Out on the course, the line between competition and camaraderie blurred in the best way. At one of the remote time checks, racers stumbled upon an unexpected reprieve: peanut butter sandwiches circulating among the media crew and officials. Helmets came off, gloves dropped into the sand, and for a few brief minutes, the rally slowed to something almost ordinary. A quick snack, a few words exchanged—and then, back into the dunes.

Race mastermind Darren Skilton remained in the field in his chartreuse Ram, surveying the course and assisting where needed, part of the constant, behind-the-scenes effort required to bring racers home. Around him, the rally continued to unfold in fragments—support crews, stranded machines, riders pressing forward or calling it. Even Lance Webb, co-driver of UTV #205, whose rally ended a day prior due to power steering failure, returned to the course on two wheels, riding out to support the field and share in the final day.

At the finish, the tone shifted. Medals waited in a quiet line, ready for whoever made it through. One by one, racers arrived—exhausted, salt-streaked, and smiling—each receiving a tangible reminder that finishing Sonora is an achievement in itself. For some, the finish line marked a podium. For others, it marked survival—and that was more than enough.

The final standings leave no ambiguity. Ciaran Naran (#21) secures overall victory in the moto category with a total time of 18:25:12 after a week defined by precision and control, followed by Kyle McCoy (#1) at 19:06:21, and Mike Johnson (#8) at 19:11:41, who closed the rally with a Stage 5 win and a blistering 2:32:20 stage time. In the autos, driver Eric Pucelik and co-driver Mike Shirley (#206) take the overall with a time of 20:03:53, with Jorge Cano and Abelardo Ruanova (#202) finishing at 20:51:29, and Daniel Gonzalez with Jorge Hernandez (#204) completing the podium at 22:27:39.

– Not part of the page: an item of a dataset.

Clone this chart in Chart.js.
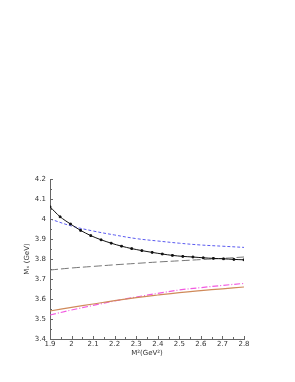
<!DOCTYPE html>
<html>
<head>
<meta charset="utf-8">
<script src="https://cdn.jsdelivr.net/npm/chart.js@4"></script>
<style>
  html, body { margin: 0; padding: 0; background: #fff; }
  #wrap { width: 295px; height: 382px; }
</style>
</head>
<body>
<div id="wrap"><canvas id="chart"></canvas></div>
<script>
// M^2 (GeV^2) sample points
const xCurve = [1.9, 2.0, 2.1, 2.2, 2.3, 2.4, 2.5, 2.6, 2.7, 2.8];
const xBlack = [1.9, 1.947, 1.995, 2.042, 2.089, 2.137, 2.184, 2.232, 2.279, 2.326,
                2.374, 2.421, 2.468, 2.516, 2.563, 2.611, 2.658, 2.705, 2.753, 2.8];

// M_X (GeV)
const blackVals = [4.061, 4.011, 3.975, 3.943, 3.917, 3.896, 3.879, 3.864, 3.852, 3.842,
                   3.833, 3.825, 3.818, 3.813, 3.81, 3.806, 3.803, 3.801, 3.798, 3.796];
const blueVals   = [4.0, 3.965, 3.94, 3.92, 3.902, 3.89, 3.879, 3.87, 3.864, 3.858];
const grayVals   = [3.745, 3.755, 3.763, 3.771, 3.778, 3.785, 3.791, 3.797, 3.803, 3.81];
const orangeVals = [3.54, 3.558, 3.575, 3.592, 3.607, 3.62, 3.632, 3.642, 3.651, 3.66];
const pinkVals   = [3.52, 3.545, 3.568, 3.59, 3.61, 3.628, 3.645, 3.657, 3.668, 3.678];

const xTicks = [1.9, 2.0, 2.1, 2.2, 2.3, 2.4, 2.5, 2.6, 2.7, 2.8];
const yTicks = [3.4, 3.5, 3.6, 3.7, 3.8, 3.9, 4.0, 4.1, 4.2];

const pts = (xs, ys) => xs.map((x, i) => ({ x: x, y: ys[i] }));
const fmt = v => String(Number(v.toFixed(2)));

// small inward ticks, major + minor, like the original plot
const inwardTicks = {
  id: 'inwardTicks',
  afterDraw(chart) {
    const { ctx, chartArea, scales } = chart;
    ctx.save();
    ctx.strokeStyle = '#666';
    ctx.lineWidth = 1;
    for (let i = 0; i < xTicks.length; i++) {
      const px = Math.round(scales.x.getPixelForValue(xTicks[i])) + 0.5;
      ctx.beginPath(); ctx.moveTo(px, chartArea.bottom); ctx.lineTo(px, chartArea.bottom - 3); ctx.stroke();
      if (i < xTicks.length - 1) {
        const mx = Math.round(scales.x.getPixelForValue(xTicks[i] + 0.05)) + 0.5;
        ctx.beginPath(); ctx.moveTo(mx, chartArea.bottom); ctx.lineTo(mx, chartArea.bottom - 2); ctx.stroke();
      }
    }
    for (let i = 0; i < yTicks.length; i++) {
      const py = Math.round(scales.y.getPixelForValue(yTicks[i])) + 0.5;
      ctx.beginPath(); ctx.moveTo(chartArea.left, py); ctx.lineTo(chartArea.left + 3, py); ctx.stroke();
      if (i < yTicks.length - 1) {
        const my = Math.round(scales.y.getPixelForValue(yTicks[i] + 0.05)) + 0.5;
        ctx.beginPath(); ctx.moveTo(chartArea.left, my); ctx.lineTo(chartArea.left + 2, my); ctx.stroke();
      }
    }
    ctx.restore();
  }
};

const tickFont = { family: 'DejaVu Sans', size: 7 };

new Chart(document.getElementById('chart'), {
  type: 'line',
  data: {
    datasets: [
      {
        data: pts(xBlack, blackVals),
        borderColor: '#111', backgroundColor: '#111', borderWidth: 1,
        pointStyle: 'rect', pointRadius: 1.2, tension: 0.3
      },
      {
        data: pts(xCurve, blueVals),
        borderColor: '#5a5af0', borderWidth: 1, borderDash: [3, 2],
        pointRadius: 0, tension: 0.4
      },
      {
        data: pts(xCurve, grayVals),
        borderColor: '#777', borderWidth: 1, borderDash: [8, 3],
        pointRadius: 0, tension: 0.4
      },
      {
        data: pts(xCurve, orangeVals),
        borderColor: '#d08a5a', borderWidth: 1.2,
        pointRadius: 0, tension: 0.4
      },
      {
        data: pts(xCurve, pinkVals),
        borderColor: '#f25ae0', borderWidth: 1.2, borderDash: [6, 2, 1, 2],
        pointRadius: 0, tension: 0.4
      }
    ]
  },
  options: {
    responsive: true,
    maintainAspectRatio: false,
    animation: false,
    layout: { padding: { left: 23, top: 179, right: 51, bottom: 25 } },
    plugins: { legend: { display: false }, tooltip: { enabled: false } },
    scales: {
      x: {
        type: 'linear', min: 1.9, max: 2.8,
        afterFit: s => { s.height = 18; },
        afterBuildTicks: s => { s.ticks = xTicks.map(v => ({ value: v })); },
        grid: { display: false, drawTicks: false },
        border: { display: true, color: '#666', width: 1 },
        ticks: { font: tickFont, color: '#333', padding: 1, maxRotation: 0, callback: v => fmt(v) },
        title: { display: true, text: 'M²(GeV²)', font: tickFont, color: '#333', padding: { top: 1, bottom: 0 } }
      },
      y: {
        min: 3.4, max: 4.2,
        afterFit: s => { s.width = 27; },
        afterBuildTicks: s => { s.ticks = yTicks.map(v => ({ value: v })); },
        grid: { display: false, drawTicks: false },
        border: { display: true, color: '#666', width: 1 },
        ticks: { font: tickFont, color: '#333', padding: 4, callback: v => fmt(v) },
        title: { display: true, text: 'Mₓ (GeV)', font: tickFont, color: '#333', padding: { top: 0, bottom: 0 } }
      }
    }
  },
  plugins: [inwardTicks]
});
</script>
</body>
</html>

Beyond the overall results, two of the rally’s most meaningful victories were decided. Jorge Cano and co-driver Abelardo Ruanova (#202) claimed the Road to Dakar title—securing a coveted pathway to the Dakar Rally through the ASO. For Cano, a longtime competitor, the moment marked the realization of a years-long pursuit, his UTV draped in the Mexican flag at the finish in a scene that felt as earned as it was inevitable. On two wheels, Ryan Nariño (#5)—who has grown up alongside the Sonora Rally—saw his campaign come full circle, winning the Dakar Dreams title with a total time of 20:48:31 and earning support toward Dakar through Off-Piste Adventures. A long-awaited result, and one that places him firmly on the road ahead.

As the sun set, wooden trophies were handed out, each bearing the likeness of Sonora’s Deer Dancer—an emblem of the region and a fitting token for those who endured it. Stories were traded, machines inspected, and the dust began, slowly, to settle. With that, another chapter of the Sonora Rally closes. Competitors representing Mexico, the United States, Canada, and beyond head home—some with Dakar now within reach, others with unfinished business, and all with a clearer understanding of what the rally demands. However you arrive at the finish, Sonora has a way of reshaping you. It will chew you up and spit you out—more alive than ever.